» **Written exercise**: Transcribe the lines below verbatim, skipping the images.

[Data items]
——
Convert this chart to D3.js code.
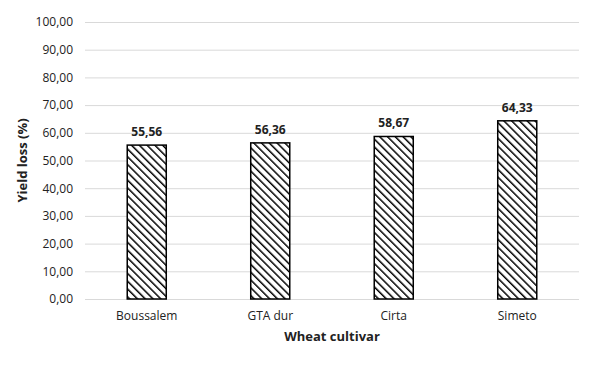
<!DOCTYPE html>
<html>
<head>
<meta charset="utf-8">
<script src="https://cdn.jsdelivr.net/npm/d3@7"></script>
<style>
  body { margin: 0; background: #fff; }
  text { font-family: "Open Sans", "Liberation Sans", sans-serif; fill: #222; }
</style>
</head>
<body>
<svg id="chart" width="613" height="370"></svg>
<script>
// values
const cultivars = ['Boussalem', 'GTA dur', 'Cirta', 'Simeto']
const yieldLoss = [55.56, 56.36, 58.67, 64.33]
const yTicks = [0, 10, 20, 30, 40, 50, 60, 70, 80, 90, 100]

const fmt = v => d3.format('.2f')(v).replace('.', ',')

const svg = d3.select('#chart')
const margin = { top: 22, right: 34, bottom: 71, left: 85 }
const W = 613, H = 370
const w = W - margin.left - margin.right
const h = H - margin.top - margin.bottom

// hatch pattern, lines running top-left to bottom-right
const P = 5.5
const pat = svg.append('defs').append('pattern')
  .attr('id', 'hatch')
  .attr('patternUnits', 'userSpaceOnUse')
  .attr('width', P).attr('height', P)
  .attr('patternTransform', 'rotate(-45)')
pat.append('rect').attr('width', P).attr('height', P).attr('fill', '#fff')
pat.append('line')
  .attr('x1', 0).attr('y1', 0).attr('x2', 0).attr('y2', P)
  .attr('stroke', '#000').attr('stroke-width', 3)

const g = svg.append('g').attr('transform', `translate(${margin.left},${margin.top})`)

const x = d3.scaleBand().domain(cultivars).range([0, w]).paddingInner(0.684).paddingOuter(0.342)
const y = d3.scaleLinear().domain([0, 100]).range([h, 0])

// gridlines + y labels
const yAxis = g.append('g').call(d3.axisLeft(y).tickValues(yTicks).tickSize(-w).tickFormat(fmt).tickPadding(12))
yAxis.select('.domain').remove()
yAxis.selectAll('line').attr('stroke', '#d9d9d9').attr('stroke-width', 1)
yAxis.selectAll('text').attr('font-size', 12).attr('fill', '#222')
  .style('font-family', '"Open Sans", "Liberation Sans", sans-serif')

// x axis labels
const xAxis = g.append('g').attr('transform', `translate(0,${h})`)
  .call(d3.axisBottom(x).tickSize(0).tickPadding(12))
xAxis.select('.domain').remove()
xAxis.selectAll('text').attr('font-size', 12).attr('fill', '#222')
  .style('font-family', '"Open Sans", "Liberation Sans", sans-serif')

// bars
g.selectAll('.bar').data(cultivars).enter().append('rect')
  .attr('class', 'bar')
  .attr('x', d => x(d))
  .attr('y', (d, i) => y(yieldLoss[i]))
  .attr('width', x.bandwidth())
  .attr('height', (d, i) => h - y(yieldLoss[i]))
  .attr('fill', 'url(#hatch)')
  .attr('stroke', '#000').attr('stroke-width', 1.5)

// value labels
g.selectAll('.val').data(cultivars).enter().append('text')
  .attr('class', 'val')
  .attr('x', d => x(d) + x.bandwidth() / 2)
  .attr('y', (d, i) => y(yieldLoss[i]) - 9)
  .attr('text-anchor', 'middle')
  .attr('font-size', 12).attr('font-weight', 'bold')
  .text((d, i) => fmt(yieldLoss[i]))

// axis titles
svg.append('text')
  .attr('x', margin.left + w / 2).attr('y', 341)
  .attr('text-anchor', 'middle')
  .attr('font-size', 13).attr('font-weight', 'bold')
  .text('Wheat cultivar')

svg.append('text')
  .attr('transform', `translate(27,${margin.top + h / 2}) rotate(-90)`)
  .attr('text-anchor', 'middle')
  .attr('font-size', 13).attr('font-weight', 'bold')
  .text('Yield loss (%)')
</script>
</body>
</html>
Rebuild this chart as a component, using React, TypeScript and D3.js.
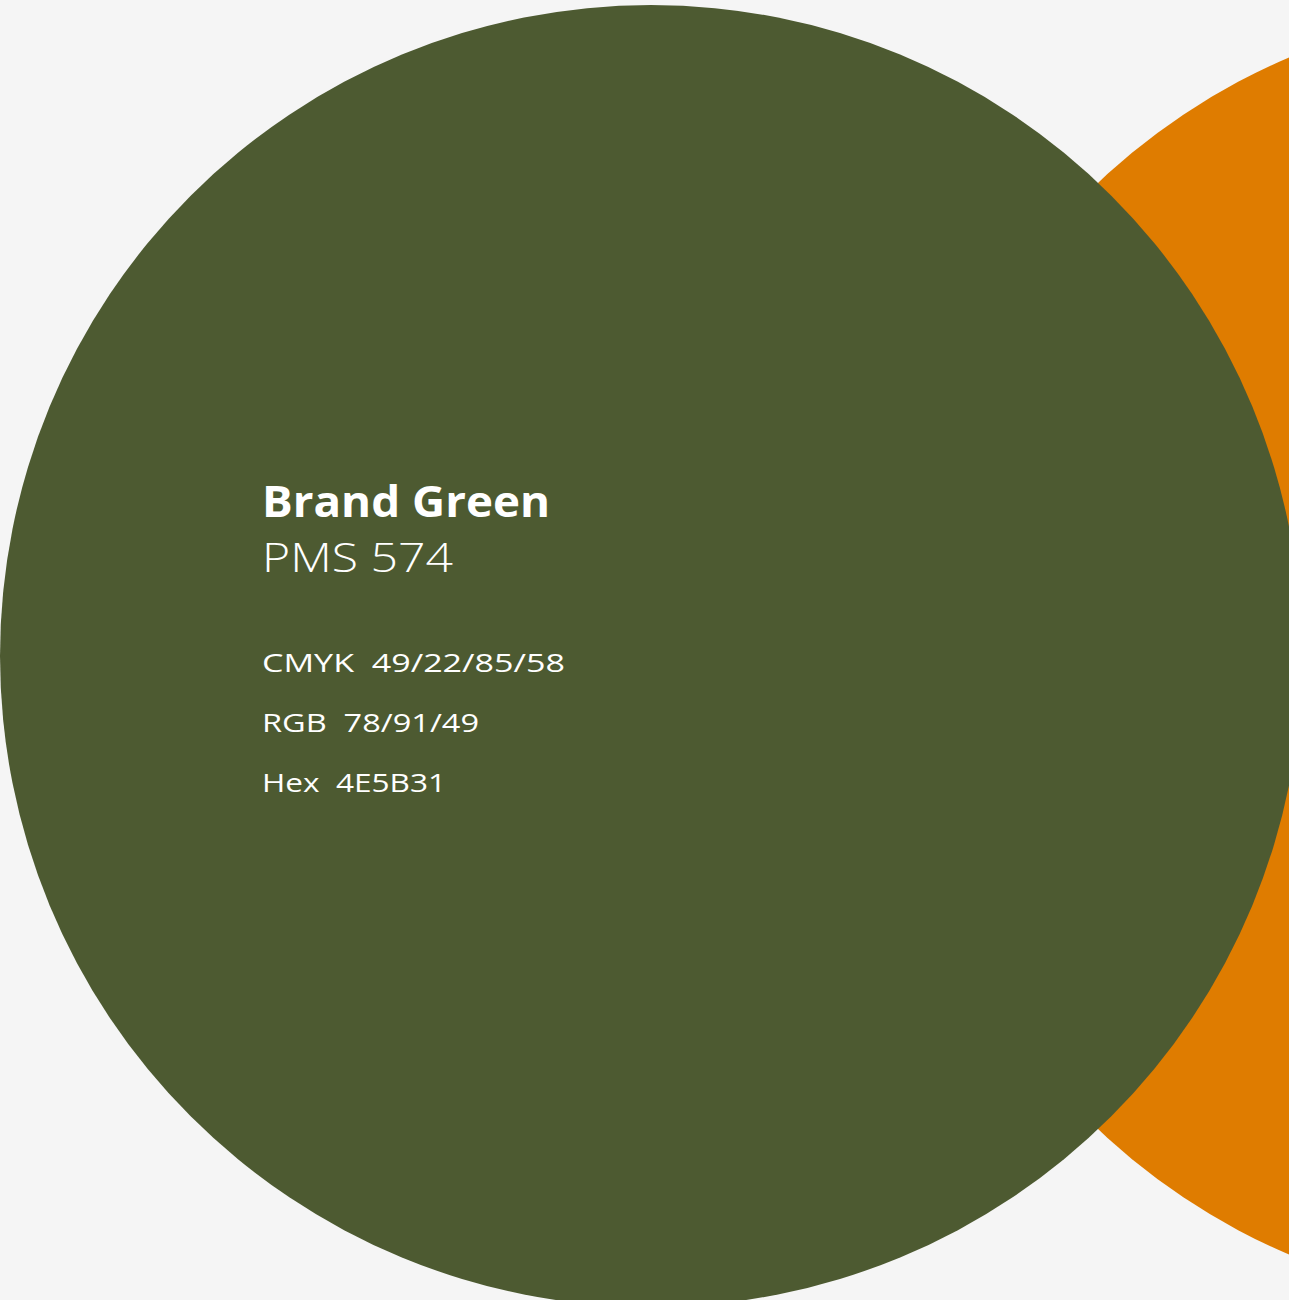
import React, { useEffect } from "react";
import * as d3 from "d3";

const W = 1289;
const H = 1300;

const swatchNames = ["Brand Green", "Brand Orange"];
const swatchColors = ["#4D5A31", "#DF7C00"];
const swatchCentersX = [651, 1545];
const swatchRadius = 651;
const swatchCenterY = 656;

const titleText = "Brand Green";
const pmsText = "PMS 574";
const specLabels = ["CMYK", "RGB", "Hex"];
const specValues = ["49/22/85/58", "78/91/49", "4E5B31"];
const specWidths = [303, 217, 184];

export default function App() {
  useEffect(() => {
    document.body.style.margin = "0";
    document.body.style.background = "#F5F5F5";
  }, []);

  const specY = d3.scaleLinear().domain([0, 1]).range([672, 732]);
  const font = "'Open Sans', 'Liberation Sans', sans-serif";

  // draw orange first, green on top
  const order = d3.range(swatchNames.length).reverse();

  return (
    <svg width={W} height={H} style={{ display: "block", position: "absolute", left: 0, top: 0 }}>
      <rect x={0} y={0} width={W} height={H} fill="#F5F5F5" />
      {order.map((i) => (
        <circle
          key={swatchNames[i]}
          cx={swatchCentersX[i]}
          cy={swatchCenterY}
          r={swatchRadius}
          fill={swatchColors[i]}
        />
      ))}
      <g fill="#FFFFFF" fontFamily={font}>
        <text x={262} y={517} fontSize={43} fontWeight={700} textLength={288} lengthAdjust="spacingAndGlyphs">
          {titleText}
        </text>
        <text x={262} y={572} fontSize={41} fontWeight={300} textLength={191} lengthAdjust="spacingAndGlyphs">
          {pmsText}
        </text>
        {specLabels.map((lab, i) => (
          <text
            key={lab}
            x={262}
            y={specY(i)}
            fontSize={26}
            fontWeight={400}
            textLength={specWidths[i]}
            lengthAdjust="spacingAndGlyphs"
            style={{ whiteSpace: "pre" }}
          >
            {lab + "  " + specValues[i]}
          </text>
        ))}
      </g>
    </svg>
  );
}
——
» **Problem solution**:
Convert this chart to D3.js code.
<!DOCTYPE html>
<html>
<head>
<meta charset="utf-8">
<script src="https://cdn.jsdelivr.net/npm/d3@7"></script>
<style>
  body { margin: 0; background: #fff; }
  text { font-family: "Open Sans", "Liberation Sans", sans-serif; fill: #222; }
</style>
</head>
<body>
<svg id="chart" width="613" height="370"></svg>
<script>
// values
const cultivars = ['Boussalem', 'GTA dur', 'Cirta', 'Simeto']
const yieldLoss = [55.56, 56.36, 58.67, 64.33]
const yTicks = [0, 10, 20, 30, 40, 50, 60, 70, 80, 90, 100]

const fmt = v => d3.format('.2f')(v).replace('.', ',')

const svg = d3.select('#chart')
const margin = { top: 22, right: 34, bottom: 71, left: 85 }
const W = 613, H = 370
const w = W - margin.left - margin.right
const h = H - margin.top - margin.bottom

// hatch pattern, lines running top-left to bottom-right
const P = 5.5
const pat = svg.append('defs').append('pattern')
  .attr('id', 'hatch')
  .attr('patternUnits', 'userSpaceOnUse')
  .attr('width', P).attr('height', P)
  .attr('patternTransform', 'rotate(-45)')
pat.append('rect').attr('width', P).attr('height', P).attr('fill', '#fff')
pat.append('line')
  .attr('x1', 0).attr('y1', 0).attr('x2', 0).attr('y2', P)
  .attr('stroke', '#000').attr('stroke-width', 3)

const g = svg.append('g').attr('transform', `translate(${margin.left},${margin.top})`)

const x = d3.scaleBand().domain(cultivars).range([0, w]).paddingInner(0.684).paddingOuter(0.342)
const y = d3.scaleLinear().domain([0, 100]).range([h, 0])

// gridlines + y labels
const yAxis = g.append('g').call(d3.axisLeft(y).tickValues(yTicks).tickSize(-w).tickFormat(fmt).tickPadding(12))
yAxis.select('.domain').remove()
yAxis.selectAll('line').attr('stroke', '#d9d9d9').attr('stroke-width', 1)
yAxis.selectAll('text').attr('font-size', 12).attr('fill', '#222')
  .style('font-family', '"Open Sans", "Liberation Sans", sans-serif')

// x axis labels
const xAxis = g.append('g').attr('transform', `translate(0,${h})`)
  .call(d3.axisBottom(x).tickSize(0).tickPadding(12))
xAxis.select('.domain').remove()
xAxis.selectAll('text').attr('font-size', 12).attr('fill', '#222')
  .style('font-family', '"Open Sans", "Liberation Sans", sans-serif')

// bars
g.selectAll('.bar').data(cultivars).enter().append('rect')
  .attr('class', 'bar')
  .attr('x', d => x(d))
  .attr('y', (d, i) => y(yieldLoss[i]))
  .attr('width', x.bandwidth())
  .attr('height', (d, i) => h - y(yieldLoss[i]))
  .attr('fill', 'url(#hatch)')
  .attr('stroke', '#000').attr('stroke-width', 1.5)

// value labels
g.selectAll('.val').data(cultivars).enter().append('text')
  .attr('class', 'val')
  .attr('x', d => x(d) + x.bandwidth() / 2)
  .attr('y', (d, i) => y(yieldLoss[i]) - 9)
  .attr('text-anchor', 'middle')
  .attr('font-size', 12).attr('font-weight', 'bold')
  .text((d, i) => fmt(yieldLoss[i]))

// axis titles
svg.append('text')
  .attr('x', margin.left + w / 2).attr('y', 341)
  .attr('text-anchor', 'middle')
  .attr('font-size', 13).attr('font-weight', 'bold')
  .text('Wheat cultivar')

svg.append('text')
  .attr('transform', `translate(27,${margin.top + h / 2}) rotate(-90)`)
  .attr('text-anchor', 'middle')
  .attr('font-size', 13).attr('font-weight', 'bold')
  .text('Yield loss (%)')
</script>
</body>
</html>
Rebuild this chart as a component, using React, TypeScript and D3.js.
import React, { useEffect } from "react";
import * as d3 from "d3";

const W = 1289;
const H = 1300;

const swatchNames = ["Brand Green", "Brand Orange"];
const swatchColors = ["#4D5A31", "#DF7C00"];
const swatchCentersX = [651, 1545];
const swatchRadius = 651;
const swatchCenterY = 656;

const titleText = "Brand Green";
const pmsText = "PMS 574";
const specLabels = ["CMYK", "RGB", "Hex"];
const specValues = ["49/22/85/58", "78/91/49", "4E5B31"];
const specWidths = [303, 217, 184];

export default function App() {
  useEffect(() => {
    document.body.style.margin = "0";
    document.body.style.background = "#F5F5F5";
  }, []);

  const specY = d3.scaleLinear().domain([0, 1]).range([672, 732]);
  const font = "'Open Sans', 'Liberation Sans', sans-serif";

  // draw orange first, green on top
  const order = d3.range(swatchNames.length).reverse();

  return (
    <svg width={W} height={H} style={{ display: "block", position: "absolute", left: 0, top: 0 }}>
      <rect x={0} y={0} width={W} height={H} fill="#F5F5F5" />
      {order.map((i) => (
        <circle
          key={swatchNames[i]}
          cx={swatchCentersX[i]}
          cy={swatchCenterY}
          r={swatchRadius}
          fill={swatchColors[i]}
        />
      ))}
      <g fill="#FFFFFF" fontFamily={font}>
        <text x={262} y={517} fontSize={43} fontWeight={700} textLength={288} lengthAdjust="spacingAndGlyphs">
          {titleText}
        </text>
        <text x={262} y={572} fontSize={41} fontWeight={300} textLength={191} lengthAdjust="spacingAndGlyphs">
          {pmsText}
        </text>
        {specLabels.map((lab, i) => (
          <text
            key={lab}
            x={262}
            y={specY(i)}
            fontSize={26}
            fontWeight={400}
            textLength={specWidths[i]}
            lengthAdjust="spacingAndGlyphs"
            style={{ whiteSpace: "pre" }}
          >
            {lab + "  " + specValues[i]}
          </text>
        ))}
      </g>
    </svg>
  );
}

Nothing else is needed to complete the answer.